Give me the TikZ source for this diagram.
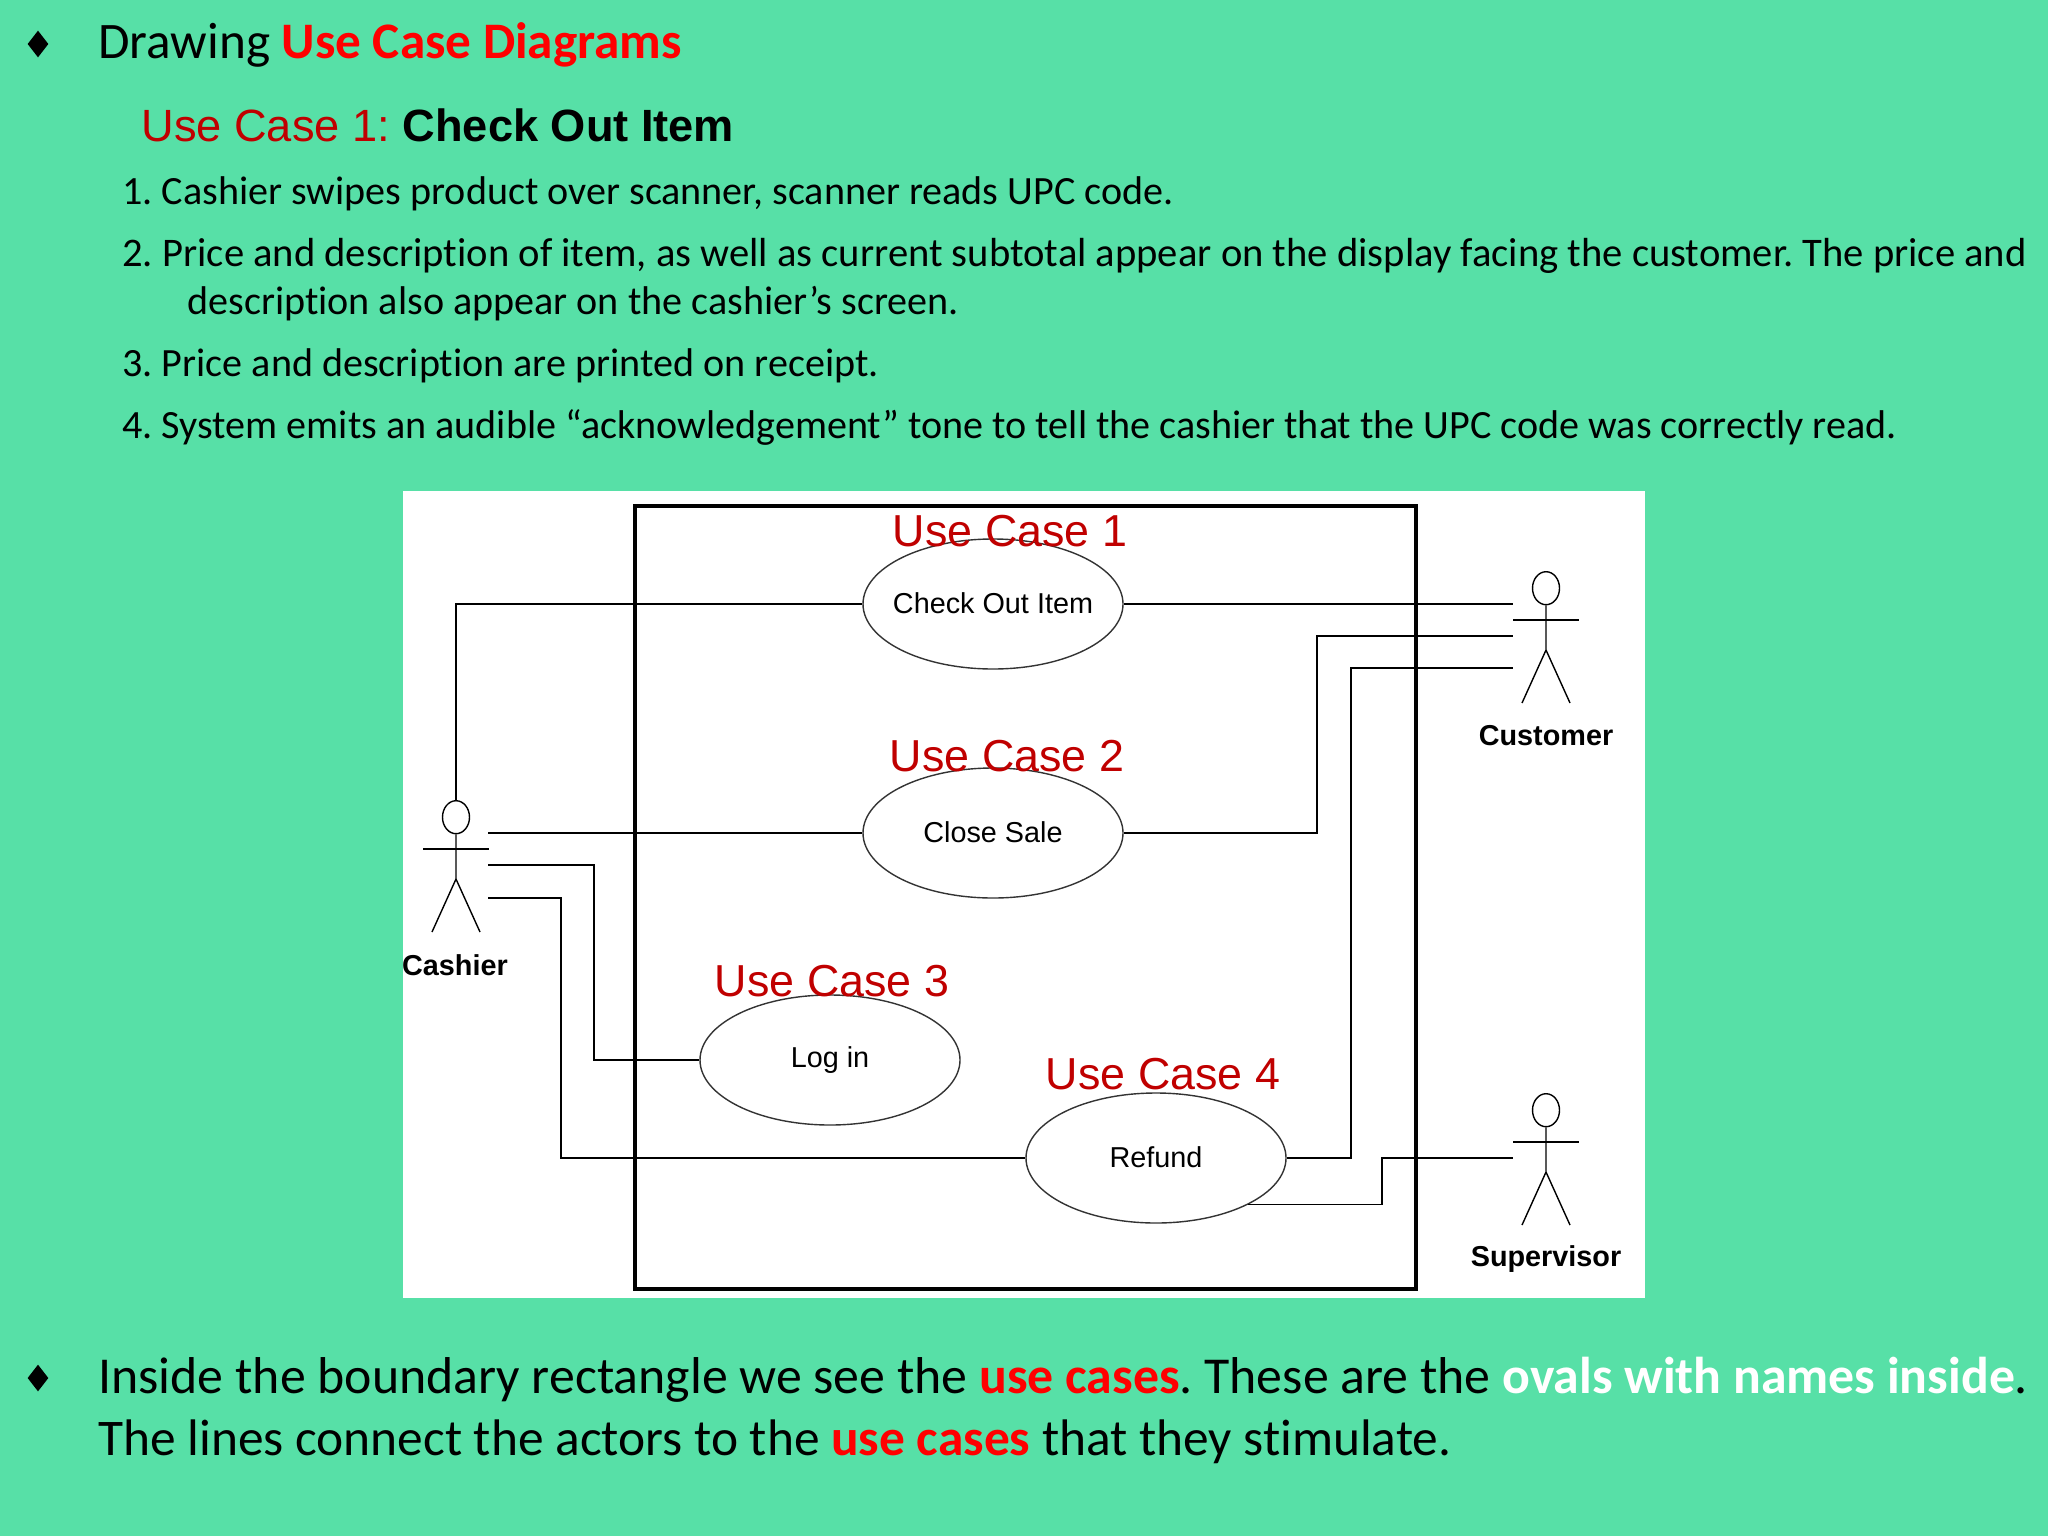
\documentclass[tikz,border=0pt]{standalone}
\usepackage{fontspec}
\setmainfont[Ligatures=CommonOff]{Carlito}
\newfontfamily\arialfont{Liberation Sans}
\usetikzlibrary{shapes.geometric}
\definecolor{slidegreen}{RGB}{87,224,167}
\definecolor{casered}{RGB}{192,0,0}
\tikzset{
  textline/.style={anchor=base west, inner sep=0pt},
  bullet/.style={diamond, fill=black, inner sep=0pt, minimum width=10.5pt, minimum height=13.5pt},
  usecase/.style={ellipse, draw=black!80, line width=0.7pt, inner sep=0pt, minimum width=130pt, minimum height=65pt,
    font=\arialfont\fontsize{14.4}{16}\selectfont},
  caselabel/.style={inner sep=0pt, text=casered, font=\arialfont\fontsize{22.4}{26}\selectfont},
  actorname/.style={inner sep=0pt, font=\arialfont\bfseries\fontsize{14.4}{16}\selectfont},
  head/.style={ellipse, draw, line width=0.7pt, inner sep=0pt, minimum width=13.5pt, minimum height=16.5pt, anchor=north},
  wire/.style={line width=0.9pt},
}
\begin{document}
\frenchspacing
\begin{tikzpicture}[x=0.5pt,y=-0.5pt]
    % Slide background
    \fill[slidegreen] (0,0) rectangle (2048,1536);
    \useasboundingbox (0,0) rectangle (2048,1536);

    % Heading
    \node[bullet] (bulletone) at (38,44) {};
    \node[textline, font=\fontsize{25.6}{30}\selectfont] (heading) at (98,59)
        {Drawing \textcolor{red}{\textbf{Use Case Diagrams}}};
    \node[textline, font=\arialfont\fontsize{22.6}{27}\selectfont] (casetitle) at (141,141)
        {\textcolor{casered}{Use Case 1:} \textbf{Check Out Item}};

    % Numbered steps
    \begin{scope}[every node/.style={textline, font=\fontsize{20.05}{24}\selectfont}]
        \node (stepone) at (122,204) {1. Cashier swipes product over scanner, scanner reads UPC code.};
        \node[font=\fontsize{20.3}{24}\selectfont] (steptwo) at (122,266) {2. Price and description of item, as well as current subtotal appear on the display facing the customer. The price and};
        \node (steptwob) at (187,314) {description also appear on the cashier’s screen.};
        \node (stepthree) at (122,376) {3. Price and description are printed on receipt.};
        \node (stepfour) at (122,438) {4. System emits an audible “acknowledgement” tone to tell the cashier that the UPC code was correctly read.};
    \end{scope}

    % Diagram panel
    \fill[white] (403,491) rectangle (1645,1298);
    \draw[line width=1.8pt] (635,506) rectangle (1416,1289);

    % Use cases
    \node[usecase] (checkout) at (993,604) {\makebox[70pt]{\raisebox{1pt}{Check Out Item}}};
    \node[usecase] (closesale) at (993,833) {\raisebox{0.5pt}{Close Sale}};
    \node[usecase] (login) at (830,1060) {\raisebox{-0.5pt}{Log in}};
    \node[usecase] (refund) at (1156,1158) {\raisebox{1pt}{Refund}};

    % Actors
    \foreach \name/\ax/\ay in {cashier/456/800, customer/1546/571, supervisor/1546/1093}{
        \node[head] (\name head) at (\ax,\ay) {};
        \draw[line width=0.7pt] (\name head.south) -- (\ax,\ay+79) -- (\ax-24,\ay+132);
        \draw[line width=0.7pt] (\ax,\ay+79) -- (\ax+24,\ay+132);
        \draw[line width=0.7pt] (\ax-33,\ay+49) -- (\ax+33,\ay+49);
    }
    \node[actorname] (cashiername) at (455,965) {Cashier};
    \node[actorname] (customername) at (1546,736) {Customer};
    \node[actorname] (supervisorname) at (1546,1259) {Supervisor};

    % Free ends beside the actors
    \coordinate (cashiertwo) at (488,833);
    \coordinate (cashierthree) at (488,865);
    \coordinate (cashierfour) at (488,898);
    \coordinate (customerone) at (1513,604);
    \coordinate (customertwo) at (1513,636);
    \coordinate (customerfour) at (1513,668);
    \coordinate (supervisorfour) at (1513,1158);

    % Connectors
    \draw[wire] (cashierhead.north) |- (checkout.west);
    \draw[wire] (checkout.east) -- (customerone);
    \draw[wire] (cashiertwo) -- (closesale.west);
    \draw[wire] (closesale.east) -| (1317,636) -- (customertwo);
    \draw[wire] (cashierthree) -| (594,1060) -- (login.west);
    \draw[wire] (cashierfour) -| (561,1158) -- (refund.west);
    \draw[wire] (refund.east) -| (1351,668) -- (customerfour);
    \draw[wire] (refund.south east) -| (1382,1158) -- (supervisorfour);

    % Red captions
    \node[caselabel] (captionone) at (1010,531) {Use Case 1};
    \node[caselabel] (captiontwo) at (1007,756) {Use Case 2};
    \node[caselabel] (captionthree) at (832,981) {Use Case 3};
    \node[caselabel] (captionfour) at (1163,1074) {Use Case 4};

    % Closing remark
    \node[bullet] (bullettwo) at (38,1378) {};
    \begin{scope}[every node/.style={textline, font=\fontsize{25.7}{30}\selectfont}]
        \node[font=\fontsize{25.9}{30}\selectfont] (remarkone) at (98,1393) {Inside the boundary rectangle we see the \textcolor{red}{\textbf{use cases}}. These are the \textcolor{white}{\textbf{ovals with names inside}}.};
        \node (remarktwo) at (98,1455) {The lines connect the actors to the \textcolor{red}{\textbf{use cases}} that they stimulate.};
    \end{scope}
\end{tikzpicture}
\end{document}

EXERCISE REQUIREMENTS: Restate the data above word for word. Do not include the images.

ANSWER TO THIS TASK:
Give me the TikZ source for this diagram.
\documentclass[tikz,border=0pt]{standalone}
\usepackage{fontspec}
\setmainfont[Ligatures=CommonOff]{Carlito}
\newfontfamily\arialfont{Liberation Sans}
\usetikzlibrary{shapes.geometric}
\definecolor{slidegreen}{RGB}{87,224,167}
\definecolor{casered}{RGB}{192,0,0}
\tikzset{
  textline/.style={anchor=base west, inner sep=0pt},
  bullet/.style={diamond, fill=black, inner sep=0pt, minimum width=10.5pt, minimum height=13.5pt},
  usecase/.style={ellipse, draw=black!80, line width=0.7pt, inner sep=0pt, minimum width=130pt, minimum height=65pt,
    font=\arialfont\fontsize{14.4}{16}\selectfont},
  caselabel/.style={inner sep=0pt, text=casered, font=\arialfont\fontsize{22.4}{26}\selectfont},
  actorname/.style={inner sep=0pt, font=\arialfont\bfseries\fontsize{14.4}{16}\selectfont},
  head/.style={ellipse, draw, line width=0.7pt, inner sep=0pt, minimum width=13.5pt, minimum height=16.5pt, anchor=north},
  wire/.style={line width=0.9pt},
}
\begin{document}
\frenchspacing
\begin{tikzpicture}[x=0.5pt,y=-0.5pt]
    % Slide background
    \fill[slidegreen] (0,0) rectangle (2048,1536);
    \useasboundingbox (0,0) rectangle (2048,1536);

    % Heading
    \node[bullet] (bulletone) at (38,44) {};
    \node[textline, font=\fontsize{25.6}{30}\selectfont] (heading) at (98,59)
        {Drawing \textcolor{red}{\textbf{Use Case Diagrams}}};
    \node[textline, font=\arialfont\fontsize{22.6}{27}\selectfont] (casetitle) at (141,141)
        {\textcolor{casered}{Use Case 1:} \textbf{Check Out Item}};

    % Numbered steps
    \begin{scope}[every node/.style={textline, font=\fontsize{20.05}{24}\selectfont}]
        \node (stepone) at (122,204) {1. Cashier swipes product over scanner, scanner reads UPC code.};
        \node[font=\fontsize{20.3}{24}\selectfont] (steptwo) at (122,266) {2. Price and description of item, as well as current subtotal appear on the display facing the customer. The price and};
        \node (steptwob) at (187,314) {description also appear on the cashier’s screen.};
        \node (stepthree) at (122,376) {3. Price and description are printed on receipt.};
        \node (stepfour) at (122,438) {4. System emits an audible “acknowledgement” tone to tell the cashier that the UPC code was correctly read.};
    \end{scope}

    % Diagram panel
    \fill[white] (403,491) rectangle (1645,1298);
    \draw[line width=1.8pt] (635,506) rectangle (1416,1289);

    % Use cases
    \node[usecase] (checkout) at (993,604) {\makebox[70pt]{\raisebox{1pt}{Check Out Item}}};
    \node[usecase] (closesale) at (993,833) {\raisebox{0.5pt}{Close Sale}};
    \node[usecase] (login) at (830,1060) {\raisebox{-0.5pt}{Log in}};
    \node[usecase] (refund) at (1156,1158) {\raisebox{1pt}{Refund}};

    % Actors
    \foreach \name/\ax/\ay in {cashier/456/800, customer/1546/571, supervisor/1546/1093}{
        \node[head] (\name head) at (\ax,\ay) {};
        \draw[line width=0.7pt] (\name head.south) -- (\ax,\ay+79) -- (\ax-24,\ay+132);
        \draw[line width=0.7pt] (\ax,\ay+79) -- (\ax+24,\ay+132);
        \draw[line width=0.7pt] (\ax-33,\ay+49) -- (\ax+33,\ay+49);
    }
    \node[actorname] (cashiername) at (455,965) {Cashier};
    \node[actorname] (customername) at (1546,736) {Customer};
    \node[actorname] (supervisorname) at (1546,1259) {Supervisor};

    % Free ends beside the actors
    \coordinate (cashiertwo) at (488,833);
    \coordinate (cashierthree) at (488,865);
    \coordinate (cashierfour) at (488,898);
    \coordinate (customerone) at (1513,604);
    \coordinate (customertwo) at (1513,636);
    \coordinate (customerfour) at (1513,668);
    \coordinate (supervisorfour) at (1513,1158);

    % Connectors
    \draw[wire] (cashierhead.north) |- (checkout.west);
    \draw[wire] (checkout.east) -- (customerone);
    \draw[wire] (cashiertwo) -- (closesale.west);
    \draw[wire] (closesale.east) -| (1317,636) -- (customertwo);
    \draw[wire] (cashierthree) -| (594,1060) -- (login.west);
    \draw[wire] (cashierfour) -| (561,1158) -- (refund.west);
    \draw[wire] (refund.east) -| (1351,668) -- (customerfour);
    \draw[wire] (refund.south east) -| (1382,1158) -- (supervisorfour);

    % Red captions
    \node[caselabel] (captionone) at (1010,531) {Use Case 1};
    \node[caselabel] (captiontwo) at (1007,756) {Use Case 2};
    \node[caselabel] (captionthree) at (832,981) {Use Case 3};
    \node[caselabel] (captionfour) at (1163,1074) {Use Case 4};

    % Closing remark
    \node[bullet] (bullettwo) at (38,1378) {};
    \begin{scope}[every node/.style={textline, font=\fontsize{25.7}{30}\selectfont}]
        \node[font=\fontsize{25.9}{30}\selectfont] (remarkone) at (98,1393) {Inside the boundary rectangle we see the \textcolor{red}{\textbf{use cases}}. These are the \textcolor{white}{\textbf{ovals with names inside}}.};
        \node (remarktwo) at (98,1455) {The lines connect the actors to the \textcolor{red}{\textbf{use cases}} that they stimulate.};
    \end{scope}
\end{tikzpicture}
\end{document}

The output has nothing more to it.